Theoretical and Practical Implications
The proposed method establishes that high-capacity, physically-informed deep learning is sufficient to bridge the selectivity and adaptation deficits inherent to legacy ANC. The realization of robust, real-time, and highly speech-transparent ANC in reverberant, multipath-laden environments validates deep models as viable controllers in practical deployments.

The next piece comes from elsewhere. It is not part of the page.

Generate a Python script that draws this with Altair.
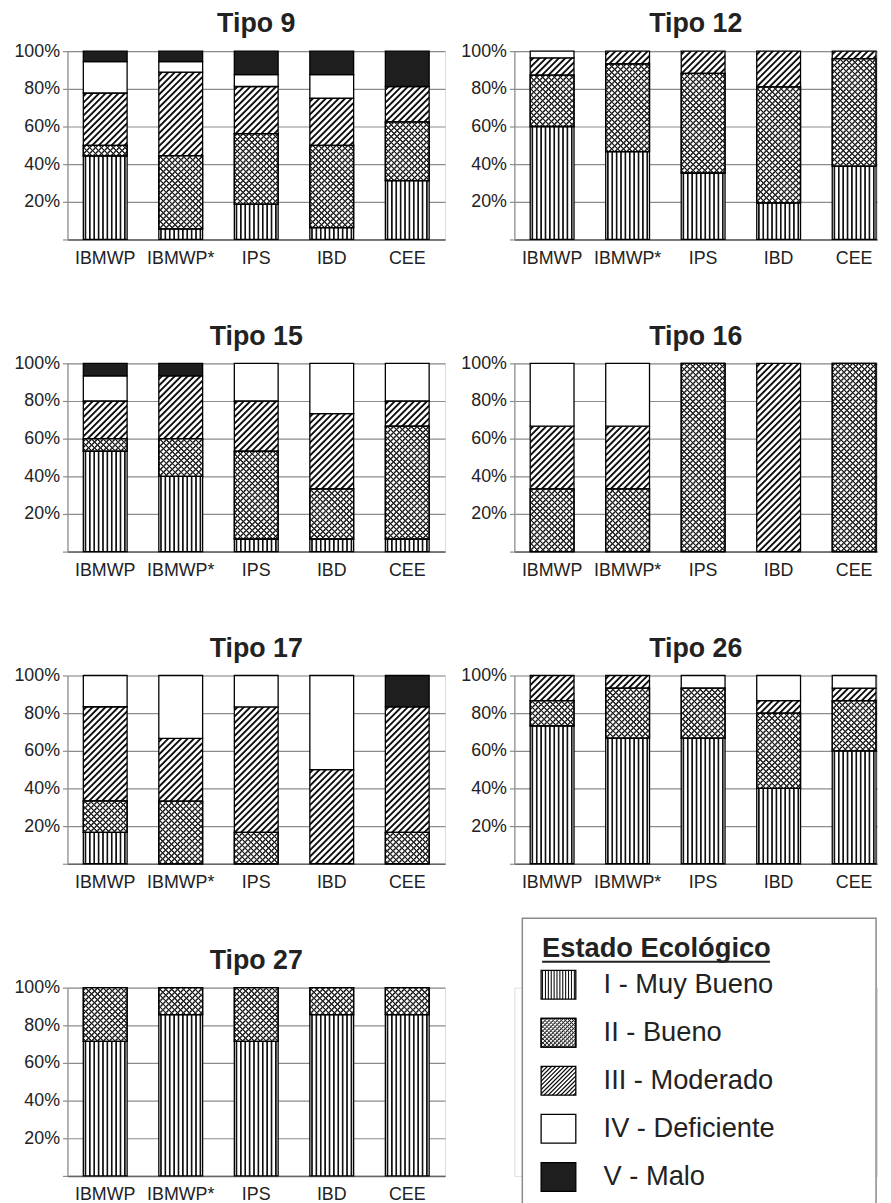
import math
import altair as alt

# ---------------- data (percent of sites per ecological state) ----------------
INDICES = ["IBMWP", "IBMWP*", "IPS", "IBD", "CEE"]
STATES = ["I", "II", "III", "IV", "V"]
STATE_LABELS = ["I - Muy Bueno", "II - Bueno", "III - Moderado", "IV - Deficiente", "V - Malo"]

# each row: one index, values for states I..V
TIPO_9 = [
    [44.4, 5.6, 27.8, 16.7, 5.5],
    [5.6, 38.9, 44.4, 5.6, 5.5],
    [18.75, 37.5, 25.0, 6.25, 12.5],
    [6.25, 43.75, 25.0, 12.5, 12.5],
    [31.25, 31.25, 18.75, 0.0, 18.75],
]
TIPO_12 = [
    [60.0, 27.3, 9.2, 3.5, 0.0],
    [46.7, 46.6, 6.7, 0.0, 0.0],
    [35.3, 52.9, 11.8, 0.0, 0.0],
    [19.5, 61.5, 19.0, 0.0, 0.0],
    [39.0, 57.0, 4.0, 0.0, 0.0],
]
TIPO_15 = [
    [53.3, 6.7, 20.0, 13.3, 6.7],
    [40.0, 20.0, 33.3, 0.0, 6.7],
    [6.7, 46.6, 26.7, 20.0, 0.0],
    [6.7, 26.6, 40.0, 26.7, 0.0],
    [6.7, 60.0, 13.3, 20.0, 0.0],
]
TIPO_16 = [
    [0.0, 33.3, 33.3, 33.4, 0.0],
    [0.0, 33.3, 33.3, 33.4, 0.0],
    [0.0, 100.0, 0.0, 0.0, 0.0],
    [0.0, 0.0, 100.0, 0.0, 0.0],
    [0.0, 100.0, 0.0, 0.0, 0.0],
]
TIPO_17 = [
    [16.7, 16.7, 50.0, 16.6, 0.0],
    [0.0, 33.3, 33.3, 33.4, 0.0],
    [0.0, 16.7, 66.6, 16.7, 0.0],
    [0.0, 0.0, 50.0, 50.0, 0.0],
    [0.0, 16.7, 66.6, 0.0, 16.7],
]
TIPO_26 = [
    [73.3, 13.3, 13.4, 0.0, 0.0],
    [66.7, 26.6, 6.7, 0.0, 0.0],
    [66.7, 26.6, 0.0, 6.7, 0.0],
    [40.0, 40.0, 6.7, 13.3, 0.0],
    [60.0, 26.7, 6.6, 6.7, 0.0],
]
TIPO_27 = [
    [71.4, 28.6, 0.0, 0.0, 0.0],
    [85.7, 14.3, 0.0, 0.0, 0.0],
    [71.4, 28.6, 0.0, 0.0, 0.0],
    [85.7, 14.3, 0.0, 0.0, 0.0],
    [85.7, 14.3, 0.0, 0.0, 0.0],
]
TITLES = ["Tipo 9", "Tipo 12", "Tipo 15", "Tipo 16", "Tipo 17", "Tipo 26", "Tipo 27"]
TABLES = [TIPO_9, TIPO_12, TIPO_15, TIPO_16, TIPO_17, TIPO_26, TIPO_27]

# ---------------- layout / style ----------------
FONT = "Liberation Sans"
W_LEFT, W_RIGHT, H = 381, 366, 190
PAD_IN = 0.42
STEP = W_LEFT / 5.0
BAR_W = STEP * (1 - PAD_IN)
PAD_OUT_RIGHT = (W_RIGHT / STEP - (5 - PAD_IN)) / 2.0
GRID = "#8c8c8c"
INK = "#222222"


def stripe_stops(K, frac, col, bg, r, phase=0.3):
    """Repeating stripe stops with soft (anti-aliased) edges; r = half ramp in t units."""
    st = [(0.0, bg)]
    i = 0
    while True:
        a = (i + phase) / K
        if a - r >= 1:
            break
        b = (i + phase + frac) / K
        half = min(r, (b - a) / 2.0)
        for o, c in [(a - half, bg), (a + half, col), (b - half, col), (b + half, bg)]:
            o = min(max(o, st[-1][0]), 1.0)
            st.append((o, c))
        i += 1
    return [{"offset": round(o, 5), "color": c} for o, c in st]


def vstripes(w, K, frac=0.38):
    return {"gradient": "linear", "x1": 0, "y1": 0, "x2": 1, "y2": 0,
            "stops": stripe_stops(K, frac, "#111111", "white", 0.45 / w)}


def diag(w, h, d, frac, col, bg, up=True):
    s = (w + h) / (w * w + h * h)
    K = (w + h) / (math.sqrt(2) * d)
    tpp = math.sqrt(2) / (w + h)  # t units per perpendicular pixel
    if up:
        x1, y1, x2, y2 = 0, 0, s * w, s * h
    else:
        x1, y1, x2, y2 = 0, 1, s * w, 1 - s * h
    return {"gradient": "linear", "x1": x1, "y1": y1, "x2": round(x2, 5), "y2": round(y2, 5),
            "stops": stripe_stops(K, frac, col, bg, 0.45 * tpp)}


def fills(k, w, h, dense=False):
    if k == 0:
        return vstripes(w, 12 if dense else 10), "transparent"
    if k == 1:
        d = 2.9 if dense else 4.2
        return (diag(w, h, d, 0.36, "#1a1a1a", "white", True),
                diag(w, h, d, 0.36, "#1a1a1a", "rgba(255,255,255,0)", False))
    if k == 2:
        d = 3.0 if dense else 4.6
        return diag(w, h, d, 0.42, "#111111", "white", True), "transparent"
    if k == 3:
        return "white", "transparent"
    return "#1e1e1e", "transparent"


def panel(title, table, right):
    recs = []
    for j, idx in enumerate(INDICES):
        cum = 0.0
        for k, st in enumerate(STATES):
            v = table[j][k]
            if v <= 0:
                continue
            base, over = fills(k, BAR_W, v / 100.0 * H)
            recs.append({"indice": idx, "estado": st, "y0": cum, "y1": cum + v,
                         "pat": base, "over": over})
            cum += v
    if right:
        xs = alt.Scale(domain=INDICES, paddingInner=PAD_IN, paddingOuter=PAD_OUT_RIGHT, align=0.94)
        width = W_RIGHT
    else:
        xs = alt.Scale(domain=INDICES, paddingInner=PAD_IN, paddingOuter=PAD_IN / 2)
        width = W_LEFT
    x = alt.X("indice:N", scale=xs, sort=INDICES,
              axis=alt.Axis(title=None, labelAngle=0, ticks=False, domainColor="#666666",
                            domainWidth=1.5, labelFontSize=18, labelFont=FONT,
                            labelColor=INK, labelPadding=10, grid=False))
    y = alt.Y("y0:Q", scale=alt.Scale(domain=[0, 100], nice=False),
              axis=alt.Axis(title=None, values=[0, 20, 40, 60, 80, 100],
                            labelExpr="datum.value == 0 ? '' : datum.value + '%'",
                            grid=True, gridColor=GRID, gridWidth=1.2,
                            domainColor=GRID, domainWidth=1.2, tickColor=GRID,
                            tickSize=5, tickWidth=1.2, labelFontSize=18, labelFont=FONT,
                            labelColor=INK, labelPadding=3))
    data = alt.Data(values=recs)
    base = alt.Chart(data).mark_bar(stroke="black", strokeWidth=1.3).encode(
        x=x, y=y, y2="y1:Q", fill=alt.Fill("pat:N", scale=None))
    over = alt.Chart(data).mark_bar(stroke="black", strokeWidth=1.3).encode(
        x=x, y=y, y2="y1:Q", fill=alt.Fill("over:N", scale=None)
    ).transform_filter("datum.estado == 'II'")
    return alt.layer(base, over).properties(
        width=width, height=H,
        title=alt.TitleParams(title, fontSize=27, font=FONT, fontWeight="bold",
                              color=INK, anchor="middle", offset=4))


def legend():
    recs = []
    for k, st in enumerate(STATES):
        base, over = fills(k, 35, 29, dense=True)
        recs.append({"estado": st, "label": STATE_LABELS[k], "pat": base, "over": over})
    data = alt.Data(values=recs)
    ys = alt.Scale(domain=STATES, range=[-27.25, 215.25], paddingInner=0.402, paddingOuter=0.201)
    one = alt.Data(values=[{"k": 0}])
    box = alt.Chart(one).mark_rect(fill="white", stroke="#8a8a8a", strokeWidth=1.5).encode(
        x=alt.value(8), x2=alt.value(365), y=alt.value(-70), y2=alt.value(232))
    head = alt.Chart(one).mark_text(align="left", baseline="alphabetic", fontSize=27.5,
                                    fontWeight="bold", font=FONT, color=INK).encode(
        x=alt.value(28), y=alt.value(-31), text=alt.value("Estado Ecológico"))
    underline = alt.Chart(one).mark_rule(color=INK, strokeWidth=2).encode(
        x=alt.value(28), x2=alt.value(258), y=alt.value(-26))
    sw = alt.Chart(data).mark_rect(stroke="black", strokeWidth=1.3).encode(
        x=alt.value(27), x2=alt.value(62), y=alt.Y("estado:N", scale=ys, axis=None),
        fill=alt.Fill("pat:N", scale=None))
    sw2 = alt.Chart(data).mark_rect(stroke="black", strokeWidth=1.3).encode(
        x=alt.value(27), x2=alt.value(62), y=alt.Y("estado:N", scale=ys, axis=None),
        fill=alt.Fill("over:N", scale=None)).transform_filter("datum.estado == 'II'")
    txt = alt.Chart(data).mark_text(align="left", baseline="middle", fontSize=27.5,
                                    font=FONT, color=INK).encode(
        x=alt.value(90), y=alt.Y("estado:N", scale=ys, axis=None), text="label:N")
    return alt.layer(box, head, underline, sw, sw2, txt).properties(width=W_RIGHT, height=H)


cells = [panel(t, tb, i % 2 == 1) for i, (t, tb) in enumerate(zip(TITLES, TABLES))]
cells.append(legend())

chart = alt.concat(*cells, columns=2, spacing={"row": 125, "column": 70}, bounds="flush").resolve_scale(
    x="independent", y="independent"
).properties(padding={"left": 5, "top": -4, "right": 5, "bottom": 5}).configure_view(
    stroke=None).configure(font=FONT, background="white")

chart.save("out.html", embed_options={"renderer": "svg", "actions": False})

For applications in communications, augmented reality, automotive, and industrial environments, this enables ANC systems that no longer trade speech comprehension for noise attenuation, representing a substantive improvement over legacy hardware and DSP-centric solutions.
Future Directions
The findings highlight three principal axes for future development:
- Low-Latency and Time-Domain Processing: Migrating to time-domain architectures (e.g., Wave-U-Net) could enable sub-frame latency, which is essential for ultra-low-delay scenarios.
- Multi-Channel and Spatially Selective Control: Extension to spatially aware, multi-channel CRN-based controllers will allow simultaneous spectral and directional selectivity.
- Adaptive and Hybrid Architectures: Integrating dynamic, on-device meta-learning and hybrid (deep learning + adaptive filter) controllers can provide adaptability to nonstationary acoustic environments and varying path transfer functions with reduced computational overhead.
Conclusion
This study demonstrates that end-to-end, speech-preserving Deep ANC with CRN and CSM architectures is empirically and theoretically superior to classical ANC across a spectrum of real-world, reverberant, and complex noise environments. The approach achieves robust, selective noise suppression, high-fidelity speech retention, and generalization to varied acoustic conditions, establishing a foundation for next-generation intelligent audio control systems.